TRAVIS AIR FORCE BASE, Calif. – The 60th Medical Group will hold a ribbon cutting ceremony Dec. 20 to celebrate the completion of a $13 million modernization project at the David Grant USAF Medical Center at Travis Air Force Base, California.

The 40,376 square-foot project was started in September 2014 and completed December 1.

 “The two major components of this project were to reconstruct the second floor Family Medicine Residency Clinic and construct a new Teddy’s Watch (day care center),” said Lewis Martin, Air Force Medical Support Agency health facilities project director. 

The ceremony will be held in the FMRC patient waiting area at 1:30 p.m., followed by a tour of the surgical center, post anesthesia care unit and endoscopy and cystoscopy suites.

DGMC was built in 1988.  Although the primary structure is in good condition, several departments needed renovations to accommodate the latest technologies, changing medical practices, staffing increases and mission changes.

Air Force Medical Services officials explained in the request for bids that DGMC’s antiquated layout forced the 60th MDG to bed down departments in areas not designed for those purposes.

For example, the FMRC outgrew its original space and was moved into a 1980s, design cobbled together from two separate clinics resulting in inefficiencies and a suboptimized training program.  

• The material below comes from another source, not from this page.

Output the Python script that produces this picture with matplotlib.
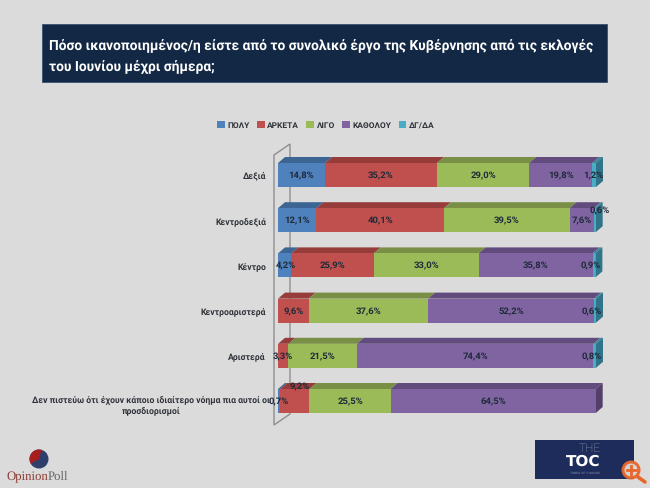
#!/usr/bin/env python3
"""Satisfaction poll slide: stacked 3D-look horizontal bars."""

import matplotlib
matplotlib.use("Agg")
import matplotlib.pyplot as plt
from matplotlib.patches import Circle, Patch, Polygon, Rectangle, Wedge

W, H = 650, 489
FONT = "Roboto"
plt.rcParams["font.family"] = [FONT, "DejaVu Sans"]
plt.rcParams["text.hinting"] = "no_hinting"

categories = ["Δεξιά", "Κεντροδεξιά", "Κέντρο", "Κεντροαριστερά", "Αριστερά",
              "Δεν πιστεύω ότι έχουν κάποιο ιδιαίτερο νόημα πια αυτοί οι\nπροσδιορισμοί"]
series_names = ["ΠΟΛΥ", "ΑΡΚΕΤΑ", "ΛΙΓΟ", "ΚΑΘΟΛΟΥ", "ΔΓ/ΔΑ"]
poly = [14.8, 12.1, 4.2, 0, 0, 0.7]
arketa = [35.2, 40.1, 25.9, 9.6, 3.3, 9.2]
ligo = [29.0, 39.5, 33.0, 37.6, 21.5, 25.5]
katholou = [19.8, 7.6, 35.8, 52.2, 74.4, 64.5]
dgda = [1.2, 0.6, 0.9, 0.6, 0.8, 0]
series = [poly, arketa, ligo, katholou, dgda]

FRONT = ["#4F81BD", "#C0504D", "#9BBB59", "#8064A2", "#4BACC6"]
TOP = ["#3C6594", "#963D3B", "#788F45", "#624C7D", "#3A8599"]
SIDE = ["#34557C", "#7E3331", "#657A3A", "#533F6A", "#2F7488"]
BG = "#DBDBDB"
NAVY = "#132844"
TXT = "#1F2A3A"
LABEL = "#30343A"

# 100% = 318 px, one row = 45.2 px
X0, X100 = 278, 596
Y_FIRST, ROW = 176, 45.2
DX = 7 / 3.18
DY = 6 / ROW
BAR_H = 24 / ROW

# nudges for labels in thin segments (row, series): (px right, px down)
nudge = {(0, 4): (-1, 0), (1, 4): (5, -10), (2, 0): (1, 0), (3, 4): (-3, 0), (2, 4): (-3, 0),
         (4, 4): (-3, 0), (5, 1): (5, -15)}

fig = plt.figure(figsize=(W / 100, H / 100), dpi=100, facecolor=BG)

# slide furniture, in pixel coordinates
deco = fig.add_axes([0, 0, 1, 1])
deco.set_xlim(0, W)
deco.set_ylim(H, 0)
deco.axis("off")
deco.add_patch(Rectangle((42, 25), 565, 58, fc=NAVY, ec="#3A5070", lw=0.6))
deco.text(49, 46, "Πόσο ικανοποιημένος/η είστε από το συνολικό έργο της Κυβέρνησης από τις εκλογές",
          color="white", fontsize=9.95, fontweight="bold", va="center")
deco.text(49, 67, "του Ιουνίου μέχρι σήμερα;", color="white", fontsize=9.95,
          fontweight="bold", va="center")

# OpinionPoll logo
deco.add_patch(Circle((39, 460), 9.5, fc="#2F3F6B", ec="none"))
deco.add_patch(Wedge((39, 460), 9.5, 150, 285, fc="#A81E1E", ec="none"))
deco.text(6, 477, "Opinion", family="Liberation Serif", fontsize=9.2, color="#8C3A32", va="center")
deco.text(48, 477, "Poll", family="Liberation Serif", fontsize=9.2, color="#666666", va="center")

# The TOC logo
deco.add_patch(Rectangle((535, 441), 99, 39, fc="#1D2C5A", ec="none"))
deco.text(590, 449, "THE", color="#9AA3BC", fontsize=8.5, fontweight="light", ha="center", va="center")
deco.text(583, 462, "TOC", color="white", fontsize=11, family="DejaVu Sans", fontweight="bold",
          ha="center", va="center")
deco.text(585, 473, "TIMES OF CHANGE", color="#8790AC", fontsize=2.5, ha="center", va="center")

# zoom icon
deco.plot([638, 645], [478, 483], color="#E8662A", lw=2.6, solid_capstyle="round")
deco.add_patch(Circle((631, 471), 8, fc=BG, ec="#E8662A", lw=2.2, alpha=0.95))
deco.plot([626.5, 635.5], [471, 471], color="#E8662A", lw=2)
deco.plot([631, 631], [466.5, 475.5], color="#E8662A", lw=2)

# chart axes: top-left is row 0 at 0%
y_top = Y_FIRST - ROW / 2
y_bot = Y_FIRST + ROW * (len(categories) - 0.5)
ax = fig.add_axes([X0 / W, 1 - y_bot / H, (X100 - X0) / W, (y_bot - y_top) / H])
ax.patch.set_alpha(0)
ax.set_xlim(0, 100)
ax.set_ylim(len(categories) - 0.5, -0.5)
for side in ax.spines.values():
    side.set_visible(False)
ax.tick_params(left=False, bottom=False, labelbottom=False, labelleft=False)

# side wall behind the bars
wall_dx, wall_l = 16 / 3.18, -4 / 3.18
wall_top, wall_bot = -20 / ROW, len(categories) - 1 + 24 / ROW
ax.add_patch(Polygon([(wall_l, wall_top), (wall_l + wall_dx, wall_top - 11 / ROW),
                      (wall_l + wall_dx, wall_bot - 11 / ROW), (wall_l, wall_bot)],
                     closed=True, fc="none", ec="#8E8E8E", lw=1, clip_on=False, zorder=1))

for row in range(len(categories)):
    left = 0
    last = None
    for s, values in enumerate(series):
        v = values[row]
        if v == 0:
            continue
        ax.barh(row, v, left=left, height=BAR_H, color=FRONT[s], lw=0, zorder=3)
        up = row - BAR_H / 2
        ax.add_patch(Polygon([(left, up), (left + v, up), (left + v + DX, up - DY), (left + DX, up - DY)],
                             closed=True, fc=TOP[s], ec="none", clip_on=False, zorder=2))
        left += v
        last = s
    up, down = row - BAR_H / 2, row + BAR_H / 2
    ax.add_patch(Polygon([(left, up), (left + DX, up - DY), (left + DX, down - DY), (left, down)],
                         closed=True, fc=SIDE[last], ec="none", clip_on=False, zorder=2))

    left = 0
    for s, values in enumerate(series):
        v = values[row]
        if v == 0:
            continue
        off_x, off_y = nudge.get((row, s), (0, 0))
        ax.text(left + v / 2 + off_x / 3.18, row + off_y / ROW, f"{v:.1f}%".replace(".", ","),
                ha="center", va="center", fontsize=6.8, fontweight="bold", color=TXT,
                clip_on=False, zorder=5)
        left += v

    if row < 5:
        ax.text(-12 / 3.18, row, categories[row], ha="right", va="center",
                fontsize=6.2, fontweight="bold", color=LABEL, clip_on=False)
    else:
        ax.text(-127 / 3.18, row + 3 / ROW, categories[row], ha="center", va="center",
                fontsize=6.2, fontweight="bold", color=LABEL, linespacing=1.3, clip_on=False)

handles = [Patch(fc=c, ec="none") for c in FRONT]
ax.legend(handles, series_names, ncol=5, loc="center",
          bbox_to_anchor=((326 - X0) / (X100 - X0), 1 + (y_top - 126) / (y_bot - y_top)),
          frameon=False, prop={"family": FONT, "weight": "bold", "size": 6},
          handlelength=0.9, handleheight=0.9, handletextpad=0.35, columnspacing=0.85, labelcolor=LABEL)

fig.savefig("out.png", dpi=100, facecolor=BG)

The redesigned clinic allows for the implementation of lean healthcare initiatives, streamlined patient care and space for the Behavioral Health Optimization Program’s psychologists, clinical social workers and psychiatric nurses.  Previously, the BHOP was located across the hall from the clinic.

The redesign project also included relocating the physicists’ office and support areas adjacent to the MRI department on the first floor and relocating the pathology offices and support functions outside the main core laboratory on the second floor. 

Additionally, the lab’s three existing pathology offices were converted to an open space in the core lab.  The laboratory also was expanded, providing lab technicians easy access to other areas in the laboratory.

DGMC provides medical care for more than 96,000 TRICARE beneficiaries and more than 388,000 Veteran’s Health Administration patients.